Repeat the records verbatim and leave the pictures out of your copy.

--- BEGIN DATASET ---

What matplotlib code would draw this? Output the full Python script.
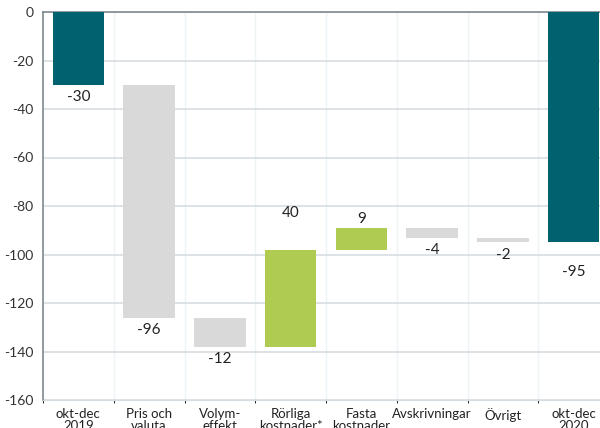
import matplotlib
matplotlib.use("Agg")
import matplotlib.pyplot as plt
import numpy as np

plt.rcParams['font.family'] = ['Lato', 'DejaVu Sans']

categories = ['okt-dec\n2019', 'Pris och\nvaluta', 'Volym-\neffekt', 'Rörliga\nkostnader*',
              'Fasta\nkostnader', 'Avskrivningar', 'Övrigt', 'okt-dec\n2020']
changes = [-30, -96, -12, 40, 9, -4, -2]
end_value = -95
y_ticks = [0, -20, -40, -60, -80, -100, -120, -140, -160]

teal = '#00616f'
gray = '#d9d9d9'
green = '#b0cb52'

# waterfall geometry from the changes
bottoms = []
heights = []
colors = []
running = 0
for i, c in enumerate(changes):
    if i == 0:
        bottoms.append(0)
        heights.append(c)
        colors.append(teal)
    else:
        bottoms.append(running)
        heights.append(c)
        colors.append(green if c > 0 else gray)
    running += c
bottoms.append(0)
heights.append(end_value)
colors.append(teal)
values = changes + [end_value]

fig = plt.figure(figsize=(6, 4.28), dpi=100)
ax = fig.add_axes([43 / 600, 28 / 428, 566 / 600, 388 / 428])

x = np.arange(len(categories))
ax.bar(x, heights, bottom=bottoms, width=0.73, color=colors, zorder=3)

# extra nudges (points) so labels look like the original
nudge = {3: 20, 7: 12}
for i, (b, h, v) in enumerate(zip(bottoms, heights, values)):
    extra = nudge.get(i, 0)
    if v > 0:
        ax.annotate(str(v), (x[i], b + h), xytext=(0, 1 + extra), textcoords='offset points',
                    ha='center', va='bottom', fontsize=11, color='#222222', zorder=4)
    else:
        ax.annotate(str(v), (x[i], b + h), xytext=(0, -4 - extra), textcoords='offset points',
                    ha='center', va='top', fontsize=11, color='#222222', zorder=4)

ax.set_xlim(-0.5, len(categories) - 0.5)
ax.set_ylim(-160, 0)
ax.set_yticks(y_ticks)
ax.set_yticklabels([str(t) for t in y_ticks])
ax.set_xticks(x)
ax.set_xticklabels(categories, fontsize=9.5, color='#222222', linespacing=0.95)
ax.tick_params(axis='y', labelsize=10, colors='#333333', length=0, pad=7)
ax.tick_params(axis='x', length=0, pad=6)

ax.set_xticks(np.arange(len(categories) + 1) - 0.5, minor=True)
ax.grid(axis='y', color='#d5dde2', linewidth=1.2, zorder=0)
ax.grid(axis='x', which='minor', color='#eef3f6', linewidth=1, zorder=0)
ax.grid(axis='x', which='major', visible=False)

for s in ['left', 'top']:
    ax.spines[s].set_color('#7f8a8f')
    ax.spines[s].set_linewidth(1.2)
ax.spines['right'].set_visible(False)
ax.spines['bottom'].set_color('#d5dde2')

fig.savefig('out.png', dpi=100)
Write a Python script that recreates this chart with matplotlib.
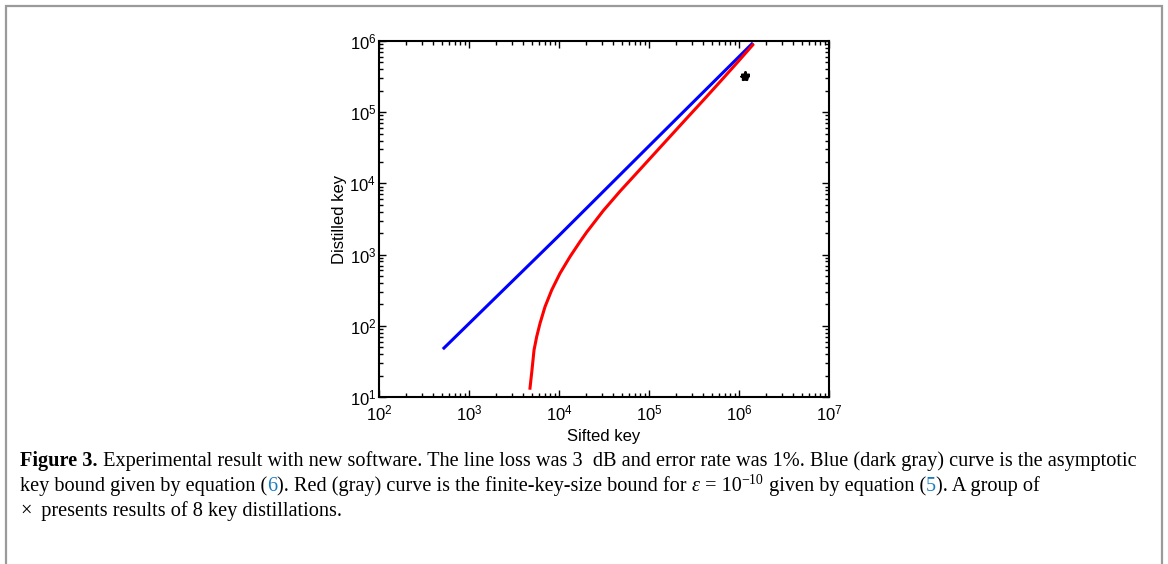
import matplotlib
matplotlib.use("Agg")
import matplotlib.pyplot as plt
from matplotlib.patches import Rectangle
from matplotlib.transforms import IdentityTransform

plt.rcParams['font.family'] = 'Liberation Sans'
plt.rcParams['mathtext.fontset'] = 'custom'
plt.rcParams['mathtext.rm'] = 'Liberation Sans'
plt.rcParams['mathtext.it'] = 'Liberation Sans:italic'

# asymptotic key bound, eq. (6) -- blue
asym_sifted = [527, 1.0e4, 1.0e5, 1.39e6]
asym_distilled = [48.7, 1850, 33500, 9.1e5]

# finite-key-size bound, eq. (5) -- red
finite_sifted = [4760, 5010, 5280, 5650, 6150, 6990, 8300, 10260, 13250,
                 17100, 20300, 31000, 47600, 73000, 1.11e5, 1.71e5,
                 2.64e5, 4.01e5, 6.15e5, 9.43e5, 1.42e6]
finite_distilled = [13.3, 23.9, 45.7, 70.3, 108, 185, 318, 546, 934,
                    1517, 2065, 4130, 7740, 13960, 24950, 45400,
                    82800, 1.47e5, 2.67e5, 4.88e5, 8.8e5]

# 8 key distillations
runs_sifted = [1.15e6, 1.16e6, 1.17e6, 1.18e6, 1.17e6, 1.16e6, 1.18e6, 1.17e6]
runs_distilled = [3.1e5, 3.2e5, 3.3e5, 3.25e5, 3.15e5, 3.35e5, 3.2e5, 3.28e5]

W, H = 1168, 564
fig = plt.figure(figsize=(W / 100, H / 100), dpi=100)

# page frame
fig.patches.append(Rectangle((6 / W, -0.05), 1156 / W, 1.05 - 6 / H,
                             transform=fig.transFigure, fill=False,
                             ec='#9a9a9a', lw=1.6))

ax = fig.add_axes([379 / W, 1 - 397 / H, 450 / W, 356 / H])
ax.plot(asym_sifted, asym_distilled, color='#0000ff', lw=2.2)
ax.plot(finite_sifted, finite_distilled, color='#ff0000', lw=2.2)
ax.plot(runs_sifted, runs_distilled, ls='none', marker='.', color='#ff0000',
        ms=4)
ax.plot(runs_sifted, runs_distilled, ls='none', marker='*', color='black',
        ms=6)
ax.set_xscale('log')
ax.set_yscale('log')
ax.set_xlim(1e2, 1e7)
ax.set_ylim(1e1, 1e6)
ax.set_xlabel('Sifted key', fontsize=12, labelpad=4)
ax.set_ylabel('Distilled key', fontsize=12, labelpad=2)
ax.tick_params(which='both', direction='in', top=True, right=True,
               labelsize=12, width=1, pad=2)
ax.tick_params(axis='x', which='both', pad=5)
ax.tick_params(which='major', length=5)
ax.tick_params(which='minor', length=3)
for s in ax.spines.values():
    s.set_linewidth(1.5)

# caption, laid out piece by piece
serif = 'Liberation Serif'
link = '#1b7dbd'
r = fig.canvas.get_renderer()


def advance(s, **kw):
    a = fig.text(0, 0, '|' + s + '|', **kw)
    b = fig.text(0, 0, '||', **kw)
    w = a.get_window_extent(r).width - b.get_window_extent(r).width
    a.remove()
    b.remove()
    return w


def caption_line(y, parts, x=20):
    for s, kw in parts:
        opts = dict(family=serif, fontsize=14.6, color='black')
        opts.update(kw)
        rise = opts.pop('rise', 0)
        fig.text(x, H - y + rise, s, transform=IdentityTransform(),
                 va='baseline', ha='left', **opts)
        x += advance(s, family=opts['family'], fontsize=opts['fontsize'],
                     fontweight=opts.get('fontweight', 'normal'),
                     fontstyle=opts.get('fontstyle', 'normal'))


caption_line(466, [
    ('Figure 3.', dict(fontweight='bold')),
    (' Experimental result with new software. The line loss was 3  dB and '
     'error rate was 1%. Blue (dark gray) curve is the asymptotic', {}),
])
caption_line(491, [
    ('key bound given by equation (', {}),
    ('6', dict(color=link)),
    ('). Red (gray) curve is the finite-key-size bound for ', {}),
    ('\u03b5', dict(fontstyle='italic')),
    (' = 10', {}),
    ('\u221210', dict(fontsize=10, rise=7)),
    (' given by equation (', {}),
    ('5', dict(color=link)),
    ('). A group of', {}),
])
caption_line(516, [
    ('\u00d7', {}),
    ('  presents results of 8 key distillations.', {}),
])

fig.savefig('out.png', dpi=100)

--- END DATASET ---

ANSWER TO THE EXERCISE:
What matplotlib code would draw this? Output the full Python script.
import matplotlib
matplotlib.use("Agg")
import matplotlib.pyplot as plt
import numpy as np

plt.rcParams['font.family'] = ['Lato', 'DejaVu Sans']

categories = ['okt-dec\n2019', 'Pris och\nvaluta', 'Volym-\neffekt', 'Rörliga\nkostnader*',
              'Fasta\nkostnader', 'Avskrivningar', 'Övrigt', 'okt-dec\n2020']
changes = [-30, -96, -12, 40, 9, -4, -2]
end_value = -95
y_ticks = [0, -20, -40, -60, -80, -100, -120, -140, -160]

teal = '#00616f'
gray = '#d9d9d9'
green = '#b0cb52'

# waterfall geometry from the changes
bottoms = []
heights = []
colors = []
running = 0
for i, c in enumerate(changes):
    if i == 0:
        bottoms.append(0)
        heights.append(c)
        colors.append(teal)
    else:
        bottoms.append(running)
        heights.append(c)
        colors.append(green if c > 0 else gray)
    running += c
bottoms.append(0)
heights.append(end_value)
colors.append(teal)
values = changes + [end_value]

fig = plt.figure(figsize=(6, 4.28), dpi=100)
ax = fig.add_axes([43 / 600, 28 / 428, 566 / 600, 388 / 428])

x = np.arange(len(categories))
ax.bar(x, heights, bottom=bottoms, width=0.73, color=colors, zorder=3)

# extra nudges (points) so labels look like the original
nudge = {3: 20, 7: 12}
for i, (b, h, v) in enumerate(zip(bottoms, heights, values)):
    extra = nudge.get(i, 0)
    if v > 0:
        ax.annotate(str(v), (x[i], b + h), xytext=(0, 1 + extra), textcoords='offset points',
                    ha='center', va='bottom', fontsize=11, color='#222222', zorder=4)
    else:
        ax.annotate(str(v), (x[i], b + h), xytext=(0, -4 - extra), textcoords='offset points',
                    ha='center', va='top', fontsize=11, color='#222222', zorder=4)

ax.set_xlim(-0.5, len(categories) - 0.5)
ax.set_ylim(-160, 0)
ax.set_yticks(y_ticks)
ax.set_yticklabels([str(t) for t in y_ticks])
ax.set_xticks(x)
ax.set_xticklabels(categories, fontsize=9.5, color='#222222', linespacing=0.95)
ax.tick_params(axis='y', labelsize=10, colors='#333333', length=0, pad=7)
ax.tick_params(axis='x', length=0, pad=6)

ax.set_xticks(np.arange(len(categories) + 1) - 0.5, minor=True)
ax.grid(axis='y', color='#d5dde2', linewidth=1.2, zorder=0)
ax.grid(axis='x', which='minor', color='#eef3f6', linewidth=1, zorder=0)
ax.grid(axis='x', which='major', visible=False)

for s in ['left', 'top']:
    ax.spines[s].set_color('#7f8a8f')
    ax.spines[s].set_linewidth(1.2)
ax.spines['right'].set_visible(False)
ax.spines['bottom'].set_color('#d5dde2')

fig.savefig('out.png', dpi=100)
Write a Python script that recreates this chart with matplotlib.
import matplotlib
matplotlib.use("Agg")
import matplotlib.pyplot as plt
from matplotlib.patches import Rectangle
from matplotlib.transforms import IdentityTransform

plt.rcParams['font.family'] = 'Liberation Sans'
plt.rcParams['mathtext.fontset'] = 'custom'
plt.rcParams['mathtext.rm'] = 'Liberation Sans'
plt.rcParams['mathtext.it'] = 'Liberation Sans:italic'

# asymptotic key bound, eq. (6) -- blue
asym_sifted = [527, 1.0e4, 1.0e5, 1.39e6]
asym_distilled = [48.7, 1850, 33500, 9.1e5]

# finite-key-size bound, eq. (5) -- red
finite_sifted = [4760, 5010, 5280, 5650, 6150, 6990, 8300, 10260, 13250,
                 17100, 20300, 31000, 47600, 73000, 1.11e5, 1.71e5,
                 2.64e5, 4.01e5, 6.15e5, 9.43e5, 1.42e6]
finite_distilled = [13.3, 23.9, 45.7, 70.3, 108, 185, 318, 546, 934,
                    1517, 2065, 4130, 7740, 13960, 24950, 45400,
                    82800, 1.47e5, 2.67e5, 4.88e5, 8.8e5]

# 8 key distillations
runs_sifted = [1.15e6, 1.16e6, 1.17e6, 1.18e6, 1.17e6, 1.16e6, 1.18e6, 1.17e6]
runs_distilled = [3.1e5, 3.2e5, 3.3e5, 3.25e5, 3.15e5, 3.35e5, 3.2e5, 3.28e5]

W, H = 1168, 564
fig = plt.figure(figsize=(W / 100, H / 100), dpi=100)

# page frame
fig.patches.append(Rectangle((6 / W, -0.05), 1156 / W, 1.05 - 6 / H,
                             transform=fig.transFigure, fill=False,
                             ec='#9a9a9a', lw=1.6))

ax = fig.add_axes([379 / W, 1 - 397 / H, 450 / W, 356 / H])
ax.plot(asym_sifted, asym_distilled, color='#0000ff', lw=2.2)
ax.plot(finite_sifted, finite_distilled, color='#ff0000', lw=2.2)
ax.plot(runs_sifted, runs_distilled, ls='none', marker='.', color='#ff0000',
        ms=4)
ax.plot(runs_sifted, runs_distilled, ls='none', marker='*', color='black',
        ms=6)
ax.set_xscale('log')
ax.set_yscale('log')
ax.set_xlim(1e2, 1e7)
ax.set_ylim(1e1, 1e6)
ax.set_xlabel('Sifted key', fontsize=12, labelpad=4)
ax.set_ylabel('Distilled key', fontsize=12, labelpad=2)
ax.tick_params(which='both', direction='in', top=True, right=True,
               labelsize=12, width=1, pad=2)
ax.tick_params(axis='x', which='both', pad=5)
ax.tick_params(which='major', length=5)
ax.tick_params(which='minor', length=3)
for s in ax.spines.values():
    s.set_linewidth(1.5)

# caption, laid out piece by piece
serif = 'Liberation Serif'
link = '#1b7dbd'
r = fig.canvas.get_renderer()


def advance(s, **kw):
    a = fig.text(0, 0, '|' + s + '|', **kw)
    b = fig.text(0, 0, '||', **kw)
    w = a.get_window_extent(r).width - b.get_window_extent(r).width
    a.remove()
    b.remove()
    return w


def caption_line(y, parts, x=20):
    for s, kw in parts:
        opts = dict(family=serif, fontsize=14.6, color='black')
        opts.update(kw)
        rise = opts.pop('rise', 0)
        fig.text(x, H - y + rise, s, transform=IdentityTransform(),
                 va='baseline', ha='left', **opts)
        x += advance(s, family=opts['family'], fontsize=opts['fontsize'],
                     fontweight=opts.get('fontweight', 'normal'),
                     fontstyle=opts.get('fontstyle', 'normal'))


caption_line(466, [
    ('Figure 3.', dict(fontweight='bold')),
    (' Experimental result with new software. The line loss was 3  dB and '
     'error rate was 1%. Blue (dark gray) curve is the asymptotic', {}),
])
caption_line(491, [
    ('key bound given by equation (', {}),
    ('6', dict(color=link)),
    ('). Red (gray) curve is the finite-key-size bound for ', {}),
    ('\u03b5', dict(fontstyle='italic')),
    (' = 10', {}),
    ('\u221210', dict(fontsize=10, rise=7)),
    (' given by equation (', {}),
    ('5', dict(color=link)),
    ('). A group of', {}),
])
caption_line(516, [
    ('\u00d7', {}),
    ('  presents results of 8 key distillations.', {}),
])

fig.savefig('out.png', dpi=100)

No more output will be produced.